EXERCISES IN ARTICULATION.

Claim, buckl'd, buckles, buckl'dst, buckl'st, black'n, black'n'd, black'ns, black'n'dst, black'nst, cream, thinks, think'st, sixth, act, acts, act'st.

Patrick Henry. ALEXANDER H. Everett.

In his person, Henry was tall and thin, with a slight stoop of the shoulders. His complexion was dark, and his face

furrowed by deep lines of care and thought, which gave it a somewhat severe aspect. In his youth, he was rather inattentive to his dress; but in his later years, especially on public occasions, and while he occupied the executive chair, he paid, in this respect, a proper regard to the decorum required by his position in society. At the bar of the General Assembly, he always appeared in a full suit of black cloth, or velvet, with a tie-wig dressed and powdered in the highest style of forensic fashion; and in the winter season, he wore, over his other apparel, in accordance with the usage of the time, an ample scarlet cloak.

As he advanced in years, he also exchanged the rusticity of his youthful manners for a deportment distinguished by entire self-possession, and, on proper occasions, by an air of stateliness and elegance. He is represented, by those who have been present when he has entered the hall of the Assembly for the purpose of arguing some important case, as "saluting the house all round with a dignity, and even majesty, that would have done honor to the most polished courtier in Europe."

The leading traits in his intellectual and moral character are shown too clearly in his practical life to require an elaborate recapitulation. He possessed an instinctive sagacity, which supplied, to a great extent, the deficiencies of his education; a moral courage, which led him to spurn at all considerations of mere temporary expediency, when he was once satisfied where the right lay; and a naturally noble and generous heart. To these latter qualities he owed his extraordinary efficiency and success as a public speaker. Eloquence, no doubt, supposes, in general, the natural gift of an easy, copious, and flowing utterance; but this is not a rare endowment, and, when wholly or chiefly relied upon for effect, is apt to tire, rather than convince or delight an audience. It rises into eloquence only when it becomes the impression of powerful thought, and especially deep feeling. While the speaker only gratifies the ear with melodious

tones, and pleases the eye with graceful gestures, he is in some degree successful, but does not produce the highest possible effect. Nor does he reach the perfection of his art, when he merely succeeds in convincing the judgment by a train of sound or plausible reasoning. It is only when he acts upon the moral part of our nature, by stirring and successful appeals to the passions, that he kindles enthusiasm, and becomes for the moment a sort of divinity.

The power of producing such effects, of making such appeals with success, is itself, in a great measure, the result of a naturally keen sensibility, which is accordingly represented, by the greatest critic of antiquity, as the foundation of excellence in public speaking.
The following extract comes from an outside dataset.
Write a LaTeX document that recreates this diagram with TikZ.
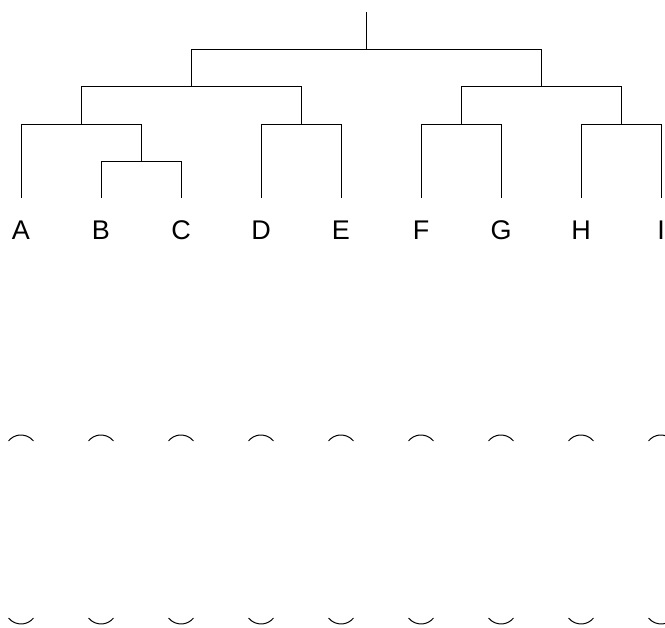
\documentclass[tikz,border=0pt]{standalone}
\usepackage{fontspec}
\setmainfont{Liberation Sans}
\begin{document}
\begin{tikzpicture}[x=1pt,y=1pt,
  branch/.style={draw=black,line width=0.9pt},
  leaflabel/.style={anchor=base,inner sep=0pt,font=\fontsize{27}{32}\selectfont},
  halfring/.style={draw=black,line width=1pt}]
\useasboundingbox (0,0) rectangle (665,628);
\clip (0,0) rectangle (665,628);
% leaves
\coordinate (A) at (21,430);
\coordinate (B) at (101,430);
\coordinate (C) at (181,430);
\coordinate (D) at (261,430);
\coordinate (E) at (341,430);
\coordinate (F) at (421,430);
\coordinate (G) at (501,430);
\coordinate (H) at (581,430);
\coordinate (I) at (661,430);
% internal joins
\coordinate (BC) at (141,467);
\coordinate (ABC) at (81,504);
\coordinate (DE) at (301,504);
\coordinate (FG) at (461,504);
\coordinate (HI) at (621,504);
\coordinate (AE) at (191,542);
\coordinate (FI) at (541,542);
\coordinate (root) at (366,579);
\coordinate (top) at (366,616);
% dendrogram
\draw[branch] (B) |- (BC) -| (C);
\draw[branch] (A) |- (ABC) -| (BC);
\draw[branch] (D) |- (DE) -| (E);
\draw[branch] (F) |- (FG) -| (G);
\draw[branch] (H) |- (HI) -| (I);
\draw[branch] (ABC) |- (AE) -| (DE);
\draw[branch] (FG) |- (FI) -| (HI);
\draw[branch] (AE) |- (root) -| (FI);
\draw[branch] (root) -- (top);
% labels
\foreach \n/\x in {A/21,B/101,C/181,D/261,E/341,F/421,G/501,H/581,I/661}{
  \node[leaflabel] (lab\n) at (\x,388) {\n};
  \coordinate (up\n) at (\x,177);
  \coordinate (dn\n) at (\x,20);
  \draw[halfring] (up\n) ++(39:16) arc[start angle=39,end angle=141,radius=16];
  \draw[halfring] (dn\n) ++(219:16) arc[start angle=219,end angle=321,radius=16];
}
\end{tikzpicture}
\end{document}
But even this essential requisite is not sufficient; for the orator must not only move and melt, but, on proper occasions, alarm, terrify, and subjugate his hearers. In order to succeed in this, he must possess the moral courage, the undaunted self-possession, the overwhelming energy of character, which enable him to point the artillery of his eloquence at its object, under all circumstances, and without regard to personal consequences.

In the possession, in a much higher degree than others, of these transcendent moral qualifications for success in oratory, lay the secret of the supremacy of Henry over his distinguished contemporaries and rivals; some of whom, as, for instance, Richard Henry Lee, were much above him in literary accomplishments and external graces of manner. In this lay the peculiar charm, which by general acknowledgment hung upon his lips, as it does upon those of every truly eloquent speaker, and which the hearer can only feel, without being able to describe. Description, in fact, embraces only such particulars as meet the eye and ear; but the sympathy, which rouses and inflames the moral part of our nature, is a kind of magnetic impulse, that passes from the heart of the speaker to that of his audience, eluding observation, and only recognized in its overwhelming results.